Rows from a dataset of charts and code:
————————
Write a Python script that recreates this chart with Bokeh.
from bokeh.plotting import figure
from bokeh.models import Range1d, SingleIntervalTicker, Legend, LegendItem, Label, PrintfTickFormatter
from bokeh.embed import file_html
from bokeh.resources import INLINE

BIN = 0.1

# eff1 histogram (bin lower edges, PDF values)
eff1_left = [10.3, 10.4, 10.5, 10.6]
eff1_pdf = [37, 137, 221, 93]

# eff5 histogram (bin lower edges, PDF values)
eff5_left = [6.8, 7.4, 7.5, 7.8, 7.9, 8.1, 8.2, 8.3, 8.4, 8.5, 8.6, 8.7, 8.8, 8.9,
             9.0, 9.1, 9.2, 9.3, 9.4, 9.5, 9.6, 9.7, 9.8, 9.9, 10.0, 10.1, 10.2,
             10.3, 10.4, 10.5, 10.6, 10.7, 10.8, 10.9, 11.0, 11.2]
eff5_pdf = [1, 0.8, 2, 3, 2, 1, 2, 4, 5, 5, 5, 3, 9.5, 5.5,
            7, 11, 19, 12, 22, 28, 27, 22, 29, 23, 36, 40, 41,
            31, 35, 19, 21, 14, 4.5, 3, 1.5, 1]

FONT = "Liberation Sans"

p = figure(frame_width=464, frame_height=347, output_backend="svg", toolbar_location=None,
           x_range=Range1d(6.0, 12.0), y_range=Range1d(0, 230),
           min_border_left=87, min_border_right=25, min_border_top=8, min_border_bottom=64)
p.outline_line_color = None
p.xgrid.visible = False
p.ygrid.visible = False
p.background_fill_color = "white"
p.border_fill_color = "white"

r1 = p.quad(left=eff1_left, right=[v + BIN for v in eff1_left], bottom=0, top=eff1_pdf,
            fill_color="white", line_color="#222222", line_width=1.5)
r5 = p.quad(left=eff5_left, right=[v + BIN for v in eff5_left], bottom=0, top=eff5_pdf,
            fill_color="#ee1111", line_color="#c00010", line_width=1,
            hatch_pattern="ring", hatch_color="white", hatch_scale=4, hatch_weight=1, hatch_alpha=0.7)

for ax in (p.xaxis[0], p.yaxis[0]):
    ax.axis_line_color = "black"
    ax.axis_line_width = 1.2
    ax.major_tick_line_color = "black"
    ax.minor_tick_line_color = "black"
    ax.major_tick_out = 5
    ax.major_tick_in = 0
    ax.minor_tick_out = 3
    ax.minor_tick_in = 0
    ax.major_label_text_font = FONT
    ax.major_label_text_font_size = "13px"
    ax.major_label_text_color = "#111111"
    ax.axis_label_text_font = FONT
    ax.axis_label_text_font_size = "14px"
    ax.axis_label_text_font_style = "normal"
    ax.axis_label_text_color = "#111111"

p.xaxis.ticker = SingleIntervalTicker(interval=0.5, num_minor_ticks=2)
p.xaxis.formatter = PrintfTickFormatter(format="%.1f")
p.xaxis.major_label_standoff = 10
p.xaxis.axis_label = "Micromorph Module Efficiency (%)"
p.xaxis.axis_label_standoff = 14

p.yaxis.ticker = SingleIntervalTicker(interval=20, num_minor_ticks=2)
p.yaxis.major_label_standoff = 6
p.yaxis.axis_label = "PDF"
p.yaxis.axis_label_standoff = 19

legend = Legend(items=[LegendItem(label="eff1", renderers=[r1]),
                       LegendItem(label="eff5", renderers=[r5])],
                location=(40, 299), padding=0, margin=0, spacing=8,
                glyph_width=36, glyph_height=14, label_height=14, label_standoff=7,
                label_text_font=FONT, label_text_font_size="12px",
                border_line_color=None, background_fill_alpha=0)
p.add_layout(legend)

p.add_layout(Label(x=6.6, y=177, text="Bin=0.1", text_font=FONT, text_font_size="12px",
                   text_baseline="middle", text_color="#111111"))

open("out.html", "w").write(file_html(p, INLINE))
————————
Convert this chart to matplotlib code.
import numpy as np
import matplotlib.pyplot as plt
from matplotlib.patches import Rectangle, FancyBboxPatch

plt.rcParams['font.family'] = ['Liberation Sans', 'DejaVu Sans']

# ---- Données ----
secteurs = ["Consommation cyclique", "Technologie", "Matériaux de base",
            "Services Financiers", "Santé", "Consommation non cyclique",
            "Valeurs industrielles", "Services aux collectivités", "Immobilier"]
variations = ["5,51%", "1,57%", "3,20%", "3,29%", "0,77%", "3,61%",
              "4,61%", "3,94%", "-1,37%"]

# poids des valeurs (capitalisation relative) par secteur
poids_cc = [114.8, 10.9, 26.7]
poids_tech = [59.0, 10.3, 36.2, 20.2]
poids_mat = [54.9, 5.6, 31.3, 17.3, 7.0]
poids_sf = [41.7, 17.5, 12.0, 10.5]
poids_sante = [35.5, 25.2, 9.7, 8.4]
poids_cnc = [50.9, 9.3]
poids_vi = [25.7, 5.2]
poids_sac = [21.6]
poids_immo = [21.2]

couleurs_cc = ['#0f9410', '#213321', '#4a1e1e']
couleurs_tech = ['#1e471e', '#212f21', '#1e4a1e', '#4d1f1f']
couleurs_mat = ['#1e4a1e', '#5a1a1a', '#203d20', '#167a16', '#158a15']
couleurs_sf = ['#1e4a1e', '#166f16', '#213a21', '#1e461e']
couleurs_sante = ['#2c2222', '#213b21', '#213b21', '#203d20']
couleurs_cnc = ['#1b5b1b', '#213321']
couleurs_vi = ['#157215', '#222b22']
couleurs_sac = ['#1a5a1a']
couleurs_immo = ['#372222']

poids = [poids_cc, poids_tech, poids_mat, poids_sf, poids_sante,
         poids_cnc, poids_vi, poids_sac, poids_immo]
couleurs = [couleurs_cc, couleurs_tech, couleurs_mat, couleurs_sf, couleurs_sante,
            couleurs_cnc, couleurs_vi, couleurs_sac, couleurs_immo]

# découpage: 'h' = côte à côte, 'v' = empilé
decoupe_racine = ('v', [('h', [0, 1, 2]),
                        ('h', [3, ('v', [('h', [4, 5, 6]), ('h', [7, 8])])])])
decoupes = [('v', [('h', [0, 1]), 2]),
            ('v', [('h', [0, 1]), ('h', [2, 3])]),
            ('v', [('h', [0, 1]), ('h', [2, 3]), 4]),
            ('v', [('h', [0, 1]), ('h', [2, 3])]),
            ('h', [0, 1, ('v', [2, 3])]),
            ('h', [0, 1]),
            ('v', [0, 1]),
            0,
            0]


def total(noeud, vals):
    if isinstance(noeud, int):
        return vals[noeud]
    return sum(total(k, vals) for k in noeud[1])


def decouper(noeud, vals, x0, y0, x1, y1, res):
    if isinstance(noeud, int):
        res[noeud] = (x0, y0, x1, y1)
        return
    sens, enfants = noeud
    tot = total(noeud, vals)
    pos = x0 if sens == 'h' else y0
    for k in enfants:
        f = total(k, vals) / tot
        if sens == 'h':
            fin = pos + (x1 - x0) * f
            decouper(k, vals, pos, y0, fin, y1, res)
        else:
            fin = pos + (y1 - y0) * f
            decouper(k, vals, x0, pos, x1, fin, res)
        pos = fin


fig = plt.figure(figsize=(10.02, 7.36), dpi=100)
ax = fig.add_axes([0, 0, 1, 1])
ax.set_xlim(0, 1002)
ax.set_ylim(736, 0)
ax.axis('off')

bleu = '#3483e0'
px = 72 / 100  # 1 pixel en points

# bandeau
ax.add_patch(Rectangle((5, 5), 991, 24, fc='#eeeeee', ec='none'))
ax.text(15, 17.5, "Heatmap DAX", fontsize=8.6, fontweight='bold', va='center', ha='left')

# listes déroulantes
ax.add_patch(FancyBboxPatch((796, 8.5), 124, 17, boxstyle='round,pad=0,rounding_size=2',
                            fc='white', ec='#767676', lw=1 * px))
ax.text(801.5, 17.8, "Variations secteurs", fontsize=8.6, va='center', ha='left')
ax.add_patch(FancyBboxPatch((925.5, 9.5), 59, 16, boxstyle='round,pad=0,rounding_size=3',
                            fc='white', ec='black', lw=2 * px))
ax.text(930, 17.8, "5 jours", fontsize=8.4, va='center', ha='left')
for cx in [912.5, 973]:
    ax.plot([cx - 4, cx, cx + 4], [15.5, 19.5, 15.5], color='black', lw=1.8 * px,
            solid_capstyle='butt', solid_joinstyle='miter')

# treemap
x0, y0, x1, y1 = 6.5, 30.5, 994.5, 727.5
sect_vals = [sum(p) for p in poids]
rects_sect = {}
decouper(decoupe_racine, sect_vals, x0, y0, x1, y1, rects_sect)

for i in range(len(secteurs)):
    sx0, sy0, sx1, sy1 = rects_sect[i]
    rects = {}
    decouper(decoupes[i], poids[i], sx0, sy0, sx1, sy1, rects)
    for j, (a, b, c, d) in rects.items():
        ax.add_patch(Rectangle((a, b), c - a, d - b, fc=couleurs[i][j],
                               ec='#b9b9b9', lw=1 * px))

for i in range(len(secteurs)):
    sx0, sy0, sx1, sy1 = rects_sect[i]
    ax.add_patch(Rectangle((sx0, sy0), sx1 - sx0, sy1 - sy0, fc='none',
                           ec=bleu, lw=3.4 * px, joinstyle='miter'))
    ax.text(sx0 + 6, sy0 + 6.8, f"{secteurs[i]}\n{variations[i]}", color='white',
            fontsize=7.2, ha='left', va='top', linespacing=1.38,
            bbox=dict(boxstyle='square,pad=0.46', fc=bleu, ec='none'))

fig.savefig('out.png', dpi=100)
————————
Work to do
Take exactly the lines from the one containing "Convert this chart to matplotlib code." through the one containing "poids_immo = [21.2]" in the data above, and output them with nothing added.

Output of the task
Convert this chart to matplotlib code.
import numpy as np
import matplotlib.pyplot as plt
from matplotlib.patches import Rectangle, FancyBboxPatch

plt.rcParams['font.family'] = ['Liberation Sans', 'DejaVu Sans']

# ---- Données ----
secteurs = ["Consommation cyclique", "Technologie", "Matériaux de base",
            "Services Financiers", "Santé", "Consommation non cyclique",
            "Valeurs industrielles", "Services aux collectivités", "Immobilier"]
variations = ["5,51%", "1,57%", "3,20%", "3,29%", "0,77%", "3,61%",
              "4,61%", "3,94%", "-1,37%"]

# poids des valeurs (capitalisation relative) par secteur
poids_cc = [114.8, 10.9, 26.7]
poids_tech = [59.0, 10.3, 36.2, 20.2]
poids_mat = [54.9, 5.6, 31.3, 17.3, 7.0]
poids_sf = [41.7, 17.5, 12.0, 10.5]
poids_sante = [35.5, 25.2, 9.7, 8.4]
poids_cnc = [50.9, 9.3]
poids_vi = [25.7, 5.2]
poids_sac = [21.6]
poids_immo = [21.2]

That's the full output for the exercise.